*Task objective*
All of the lines below are to be transcribed faithfully, with pictures excluded from the copy.

*Recorded data*
============
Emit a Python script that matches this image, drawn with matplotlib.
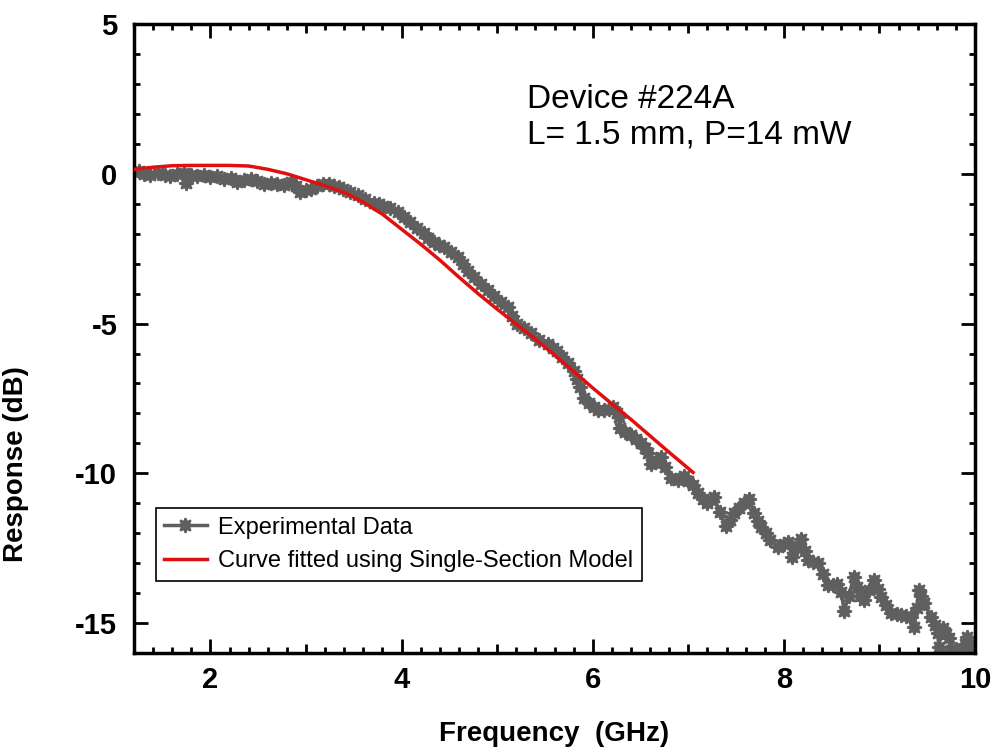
import matplotlib
matplotlib.use("Agg")
import matplotlib.pyplot as plt
from matplotlib.ticker import MultipleLocator, FuncFormatter

plt.rcParams['font.family'] = ['Liberation Sans', 'DejaVu Sans']
plt.rcParams['axes.unicode_minus'] = False

freq_exp = [1.20, 1.25, 1.30, 1.37, 1.45, 1.52, 1.58, 1.65, 1.72, 1.74, 1.80, 1.86,
            1.93, 2.00, 2.07, 2.14, 2.21, 2.28, 2.35, 2.42, 2.49, 2.56, 2.63, 2.70,
            2.77, 2.84, 2.90, 2.94, 3.00, 3.05, 3.12, 3.18, 3.24, 3.29, 3.34, 3.39,
            3.46, 3.54, 3.62, 3.71, 3.76, 3.81, 3.88, 3.96, 4.02, 4.09, 4.16, 4.23,
            4.28, 4.34, 4.39, 4.44, 4.52, 4.59, 4.64, 4.69, 4.76, 4.83, 4.90, 4.97,
            5.04, 5.11, 5.16, 5.21, 5.28, 5.35, 5.44, 5.53, 5.58, 5.63, 5.68, 5.74,
            5.80, 5.84, 5.87, 5.91, 5.96, 6.01, 6.06, 6.12, 6.17, 6.21, 6.25, 6.27,
            6.29, 6.34, 6.40, 6.45, 6.50, 6.55, 6.58, 6.61, 6.66, 6.71, 6.76, 6.82,
            6.89, 6.95, 7.00, 7.05, 7.10, 7.15, 7.20, 7.24, 7.27, 7.33, 7.39, 7.44,
            7.48, 7.53, 7.58, 7.64, 7.69, 7.73, 7.76, 7.81, 7.86, 7.94, 8.00, 8.04,
            8.09, 8.14, 8.18, 8.22, 8.25, 8.31, 8.36, 8.41, 8.46, 8.51, 8.56, 8.60,
            8.63, 8.68, 8.73, 8.77, 8.80, 8.84, 8.89, 8.94, 8.98, 9.02, 9.07, 9.12,
            9.18, 9.23, 9.28, 9.33, 9.36, 9.39, 9.41, 9.44, 9.47, 9.54, 9.58, 9.61,
            9.62, 9.66, 9.70, 9.73, 9.75, 9.80, 9.85, 9.89, 9.92, 9.95, 9.98]
resp_exp = [0.05, 0.10, 0.00, -0.03, 0.02, -0.05, -0.07, -0.02, 0.02, -0.30, -0.05, -0.07,
            -0.05, -0.12, -0.08, -0.18, -0.15, -0.29, -0.22, -0.18, -0.25, -0.34, -0.30, -0.34,
            -0.36, -0.29, -0.40, -0.62, -0.55, -0.50, -0.40, -0.34, -0.33, -0.40, -0.45, -0.50,
            -0.60, -0.70, -0.85, -0.96, -1.02, -1.07, -1.15, -1.29, -1.45, -1.62, -1.80, -1.96,
            -2.15, -2.29, -2.38, -2.46, -2.62, -2.79, -3.02, -3.23, -3.45, -3.67, -3.87, -4.07,
            -4.27, -4.46, -4.75, -5.00, -5.15, -5.33, -5.55, -5.67, -5.80, -5.90, -6.10, -6.33,
            -6.57, -6.85, -7.12, -7.50, -7.65, -7.79, -7.88, -7.90, -7.85, -7.79, -8.00, -8.12,
            -8.50, -8.62, -8.73, -8.85, -9.00, -9.15, -9.33, -9.70, -9.60, -9.46, -9.80, -10.15,
            -10.23, -10.10, -10.25, -10.40, -10.65, -10.85, -11.00, -10.88, -10.80, -11.30, -11.75, -11.55,
            -11.34, -11.15, -11.00, -10.85, -11.34, -11.60, -11.79, -12.00, -12.23, -12.46, -12.35, -12.29,
            -12.79, -12.50, -12.18, -12.60, -12.90, -12.95, -13.00, -13.35, -13.73, -13.72, -13.68, -13.95,
            -14.60, -14.10, -13.46, -13.80, -14.10, -14.23, -13.90, -13.57, -13.85, -14.12, -14.40, -14.68,
            -14.70, -14.73, -14.76, -14.79, -15.12, -14.50, -13.90, -14.10, -14.34, -14.79, -15.05, -15.34,
            -15.79, -15.18, -15.35, -15.51, -15.90, -15.85, -15.90, -15.70, -15.46, -15.70, -15.90]

# single-section model fit
freq_fit = [1.2, 1.4, 1.6, 1.8, 2.0, 2.2, 2.4, 2.6, 2.8, 3.0, 3.2, 3.4, 3.6, 3.8, 4.0,
            4.2, 4.4, 4.6, 4.8, 5.0, 5.2, 5.4, 5.6, 5.8, 6.0, 6.2, 6.4, 6.6, 6.8, 7.05]
resp_fit = [0.15, 0.22, 0.27, 0.28, 0.28, 0.28, 0.26, 0.15, 0.00, -0.20, -0.40, -0.62,
            -0.95, -1.35, -1.85, -2.35, -2.88, -3.45, -4.00, -4.52, -5.02, -5.52, -6.05,
            -6.60, -7.15, -7.68, -8.20, -8.75, -9.30, -9.97]

fig = plt.figure(figsize=(9.94, 7.56), dpi=100)
ax = fig.add_axes([0.1348, 0.1362, 0.8461, 0.832])

ax.plot(freq_exp, resp_exp, color='#5f5f5f', lw=2.5, marker=(8, 1, 0), ms=10.5,
        mew=1.5, label='Experimental Data', zorder=2)
ax.plot(freq_fit, resp_fit, color='#e01010', lw=2.5, label='Curve fitted using Single-Section Model',
        zorder=3)

ax.set_xlim(1.2, 10)
ax.set_ylim(-16, 5)

ax.xaxis.set_major_locator(MultipleLocator(1))
ax.xaxis.set_minor_locator(MultipleLocator(0.2))
ax.xaxis.set_major_formatter(FuncFormatter(lambda v, p: '%d' % v if round(v) % 2 == 0 else ''))
ax.yaxis.set_major_locator(MultipleLocator(5))
ax.yaxis.set_minor_locator(MultipleLocator(1))

ax.tick_params(which='both', direction='in', top=True, right=True, width=2, colors='black')
ax.tick_params(which='major', length=10, labelsize=21, pad=9)
ax.tick_params(axis='y', which='major', pad=12)
ax.tick_params(which='minor', length=4.5)
for lab in ax.get_xticklabels() + ax.get_yticklabels():
    lab.set_fontweight('bold')
# odd integers get a medium tick
for t in ax.xaxis.get_major_ticks():
    if round(t.get_loc()) % 2 == 1:
        t.tick1line.set_markersize(6.5)
        t.tick2line.set_markersize(6.5)

for s in ax.spines.values():
    s.set_linewidth(2.5)

ax.set_xlabel('Frequency  (GHz)', fontsize=20, fontweight='bold', labelpad=20)
ax.set_ylabel('Response (dB)', fontsize=20, fontweight='bold')
ax.yaxis.set_label_coords(-0.125, 0.3)

ax.text(0.467, 0.905, 'Device #224A\nL= 1.5 mm, P=14 mW', transform=ax.transAxes,
        fontsize=24, va='top', ha='left', linespacing=1.2)

leg = ax.legend(loc='lower left', bbox_to_anchor=(0.026, 0.115), fontsize=17, numpoints=1,
                frameon=True, fancybox=False, framealpha=1, edgecolor='black',
                handlelength=1.8, borderpad=0.35, labelspacing=0.5, handletextpad=0.5,
                borderaxespad=0)
leg.get_frame().set_linewidth(1.2)

fig.savefig('out.png', dpi=100)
============
*Completed task*
Emit a Python script that matches this image, drawn with matplotlib.
import matplotlib
matplotlib.use("Agg")
import matplotlib.pyplot as plt
from matplotlib.ticker import MultipleLocator, FuncFormatter

plt.rcParams['font.family'] = ['Liberation Sans', 'DejaVu Sans']
plt.rcParams['axes.unicode_minus'] = False

freq_exp = [1.20, 1.25, 1.30, 1.37, 1.45, 1.52, 1.58, 1.65, 1.72, 1.74, 1.80, 1.86,
            1.93, 2.00, 2.07, 2.14, 2.21, 2.28, 2.35, 2.42, 2.49, 2.56, 2.63, 2.70,
            2.77, 2.84, 2.90, 2.94, 3.00, 3.05, 3.12, 3.18, 3.24, 3.29, 3.34, 3.39,
            3.46, 3.54, 3.62, 3.71, 3.76, 3.81, 3.88, 3.96, 4.02, 4.09, 4.16, 4.23,
            4.28, 4.34, 4.39, 4.44, 4.52, 4.59, 4.64, 4.69, 4.76, 4.83, 4.90, 4.97,
            5.04, 5.11, 5.16, 5.21, 5.28, 5.35, 5.44, 5.53, 5.58, 5.63, 5.68, 5.74,
            5.80, 5.84, 5.87, 5.91, 5.96, 6.01, 6.06, 6.12, 6.17, 6.21, 6.25, 6.27,
            6.29, 6.34, 6.40, 6.45, 6.50, 6.55, 6.58, 6.61, 6.66, 6.71, 6.76, 6.82,
            6.89, 6.95, 7.00, 7.05, 7.10, 7.15, 7.20, 7.24, 7.27, 7.33, 7.39, 7.44,
            7.48, 7.53, 7.58, 7.64, 7.69, 7.73, 7.76, 7.81, 7.86, 7.94, 8.00, 8.04,
            8.09, 8.14, 8.18, 8.22, 8.25, 8.31, 8.36, 8.41, 8.46, 8.51, 8.56, 8.60,
            8.63, 8.68, 8.73, 8.77, 8.80, 8.84, 8.89, 8.94, 8.98, 9.02, 9.07, 9.12,
            9.18, 9.23, 9.28, 9.33, 9.36, 9.39, 9.41, 9.44, 9.47, 9.54, 9.58, 9.61,
            9.62, 9.66, 9.70, 9.73, 9.75, 9.80, 9.85, 9.89, 9.92, 9.95, 9.98]
resp_exp = [0.05, 0.10, 0.00, -0.03, 0.02, -0.05, -0.07, -0.02, 0.02, -0.30, -0.05, -0.07,
            -0.05, -0.12, -0.08, -0.18, -0.15, -0.29, -0.22, -0.18, -0.25, -0.34, -0.30, -0.34,
            -0.36, -0.29, -0.40, -0.62, -0.55, -0.50, -0.40, -0.34, -0.33, -0.40, -0.45, -0.50,
            -0.60, -0.70, -0.85, -0.96, -1.02, -1.07, -1.15, -1.29, -1.45, -1.62, -1.80, -1.96,
            -2.15, -2.29, -2.38, -2.46, -2.62, -2.79, -3.02, -3.23, -3.45, -3.67, -3.87, -4.07,
            -4.27, -4.46, -4.75, -5.00, -5.15, -5.33, -5.55, -5.67, -5.80, -5.90, -6.10, -6.33,
            -6.57, -6.85, -7.12, -7.50, -7.65, -7.79, -7.88, -7.90, -7.85, -7.79, -8.00, -8.12,
            -8.50, -8.62, -8.73, -8.85, -9.00, -9.15, -9.33, -9.70, -9.60, -9.46, -9.80, -10.15,
            -10.23, -10.10, -10.25, -10.40, -10.65, -10.85, -11.00, -10.88, -10.80, -11.30, -11.75, -11.55,
            -11.34, -11.15, -11.00, -10.85, -11.34, -11.60, -11.79, -12.00, -12.23, -12.46, -12.35, -12.29,
            -12.79, -12.50, -12.18, -12.60, -12.90, -12.95, -13.00, -13.35, -13.73, -13.72, -13.68, -13.95,
            -14.60, -14.10, -13.46, -13.80, -14.10, -14.23, -13.90, -13.57, -13.85, -14.12, -14.40, -14.68,
            -14.70, -14.73, -14.76, -14.79, -15.12, -14.50, -13.90, -14.10, -14.34, -14.79, -15.05, -15.34,
            -15.79, -15.18, -15.35, -15.51, -15.90, -15.85, -15.90, -15.70, -15.46, -15.70, -15.90]

# single-section model fit
freq_fit = [1.2, 1.4, 1.6, 1.8, 2.0, 2.2, 2.4, 2.6, 2.8, 3.0, 3.2, 3.4, 3.6, 3.8, 4.0,
            4.2, 4.4, 4.6, 4.8, 5.0, 5.2, 5.4, 5.6, 5.8, 6.0, 6.2, 6.4, 6.6, 6.8, 7.05]
resp_fit = [0.15, 0.22, 0.27, 0.28, 0.28, 0.28, 0.26, 0.15, 0.00, -0.20, -0.40, -0.62,
            -0.95, -1.35, -1.85, -2.35, -2.88, -3.45, -4.00, -4.52, -5.02, -5.52, -6.05,
            -6.60, -7.15, -7.68, -8.20, -8.75, -9.30, -9.97]

fig = plt.figure(figsize=(9.94, 7.56), dpi=100)
ax = fig.add_axes([0.1348, 0.1362, 0.8461, 0.832])

ax.plot(freq_exp, resp_exp, color='#5f5f5f', lw=2.5, marker=(8, 1, 0), ms=10.5,
        mew=1.5, label='Experimental Data', zorder=2)
ax.plot(freq_fit, resp_fit, color='#e01010', lw=2.5, label='Curve fitted using Single-Section Model',
        zorder=3)

ax.set_xlim(1.2, 10)
ax.set_ylim(-16, 5)

ax.xaxis.set_major_locator(MultipleLocator(1))
ax.xaxis.set_minor_locator(MultipleLocator(0.2))
ax.xaxis.set_major_formatter(FuncFormatter(lambda v, p: '%d' % v if round(v) % 2 == 0 else ''))
ax.yaxis.set_major_locator(MultipleLocator(5))
ax.yaxis.set_minor_locator(MultipleLocator(1))

ax.tick_params(which='both', direction='in', top=True, right=True, width=2, colors='black')
ax.tick_params(which='major', length=10, labelsize=21, pad=9)
ax.tick_params(axis='y', which='major', pad=12)
ax.tick_params(which='minor', length=4.5)
for lab in ax.get_xticklabels() + ax.get_yticklabels():
    lab.set_fontweight('bold')
# odd integers get a medium tick
for t in ax.xaxis.get_major_ticks():
    if round(t.get_loc()) % 2 == 1:
        t.tick1line.set_markersize(6.5)
        t.tick2line.set_markersize(6.5)

for s in ax.spines.values():
    s.set_linewidth(2.5)

ax.set_xlabel('Frequency  (GHz)', fontsize=20, fontweight='bold', labelpad=20)
ax.set_ylabel('Response (dB)', fontsize=20, fontweight='bold')
ax.yaxis.set_label_coords(-0.125, 0.3)

ax.text(0.467, 0.905, 'Device #224A\nL= 1.5 mm, P=14 mW', transform=ax.transAxes,
        fontsize=24, va='top', ha='left', linespacing=1.2)

leg = ax.legend(loc='lower left', bbox_to_anchor=(0.026, 0.115), fontsize=17, numpoints=1,
                frameon=True, fancybox=False, framealpha=1, edgecolor='black',
                handlelength=1.8, borderpad=0.35, labelspacing=0.5, handletextpad=0.5,
                borderaxespad=0)
leg.get_frame().set_linewidth(1.2)

fig.savefig('out.png', dpi=100)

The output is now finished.